How to Exclude and Expel Most of the World – Call it Growth

Professor Saskia Sassen, the great sociologist and geographer, explains why growth has become toxic – and what we should do about it.

We have reached an extreme point in the evolution of negative conditions. The language of more – more inequality, more poverty, more environmental destruction – is now insufficient. Our standard measure for economic growth, GDP per capita, leaves out growing numbers of people, places, and activities. It measures a shrunken economic space. And in so doing can come up with some positive growth numbers, even as significant numbers of people, small businesses, and places have been expelled from “the” economy. This mode of measuring the economy amounts to a kind of economic “cleansing” – a term I intend to harken back to that other brutal mode referred to as “ethnic cleansing.”

What confuses matters further is that along with escalating inequality and ruined small businesses, much is getting better for many people, sectors and places. Over the last few decades a 20% of the middle class in countries across the world has become richer than they ever thought they would be; in fact, they no longer fit the meaning of middle class at all. But much of the rest of the middle class has become poorer.

This bimodal pattern is also at the heart of the post-2008 crisis ‘recoveries’ in many countries: yes, millions of new jobs have been created but not as many as were lost. Further, too many are at the top and at the bottom, and far to few in the broad middle. The US is a good example: it has generated millions of new jobs. But 65% of the jobs lost in the crisis were middle middle-class jobs, but only 25% of the newly created jobs are such –most new jobs tend to be at the top and at the bottom of job hierarchy.

Economic “cleansing”

Secondly, the numbers speaking of recovery and growth rest increasingly on a kind of economic ”cleansing” that expels a mix of negative conditions and trends from our measures. Here some examples from very diverse settings. Destruction of modest housing in London to build luxury apartments is registered as growth. At the other end of the world, when land grabs by powerful foreign governments and firms expel local smallholders this is also registered as growth and ‘development.’ Smallholders know how to protect the land via crop rotation and organic fertilisers and pest controls, while plantation agriculture kills the land in a fairly short period of time, which means they soon need to find more land for their plantations, in a rapidly escalating destruction of land for agriculture.

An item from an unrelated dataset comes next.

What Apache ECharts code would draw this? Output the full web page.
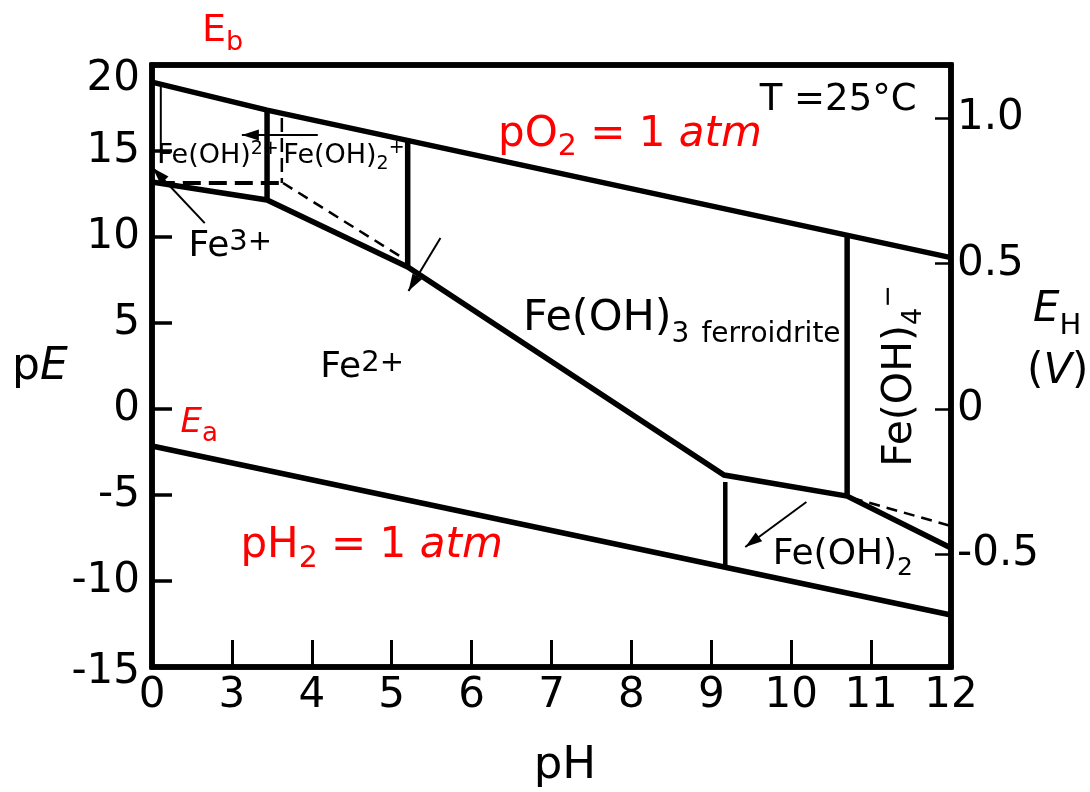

One key difficulty we face in contesting some of the current modes of interpreting and measuring “growth” in our economies is that they worked in the post-World War II decades. Growth (e.g. GDP per capita) in that period meant above all growth in the middle sectors, which meant benefits for growing numbers of modest income workers. Today, growth tends to happen at both ends of that spectrum. And this is a double negative: a growth in very low-wage jobs and in very high-income jobs. Beyond the issue of what we are actually measuring, lies the fact that many of our systems – notably, healthcare – are not set up for growth at the extreme and impoverishment of the middle. They depend on a large modest but prosperous middle. Such a middle functions as a distributed condition: a bit of middle class in every place.

There is work to be done on how we measure economic growth and how governments set up support systems. And this is a battle that should be fought by experts and by people generally.

The intermediate economy

A key second issue is the rise of the intermediate economy. This is an insufficiently recognized feature of today’s economies in the whole discussion of inequality. Intermediaries do not have to be a bad thing. But today we have a type of intermediary that never loses even if the sectors it serves fall apart. The more familiar cases concern trade and finance. Much trading is simply to the benefit of the intermediary: for instance, the fact that the UK exports potatoes to Germany and imports potatoes from Germany is to the benefit of the intermediary set up of lawyers, accountants, shippers, insurance companies, and more, that are needed to do this type of trade. They rarely lose. It is mostly not to the benefit of the consumer.

There is work underway that begins to contest both our standard measures and this expanding intermediation of our economies.

Here is one local version of this fighting back. It needs to be expanded and recognized as significant. It is the work of re-localising components of “the” economy. Re-localising in this case becomes a fight against the corporatising of everything: do we really have to depend on corporations to have a cup of coffee, to buy vegetables, to get bookshelves? Any neighbourhood is likely to have local talent that could handle this. We must re-localise whatever we can re-localise. This will inevitably be a partial project as many of our more complex needs can only be met via complex knowledge systems (e.g. a hospital). But we must maximise the replacement of franchises by work done in our or other neighbourhoods in our cities and towns. A franchise by definition takes out part of the consumption capacity of a neighbourhood out of that neighbourhood and onto central headquarters. We must maximise the recirculation of our spending in our localities, and that means a collective effort to meet as much of our needs locally. I see in this type of effort a first step that can lead to other efforts, notably a new kind of politics.

There is work to be done – in our analyses and on the ground.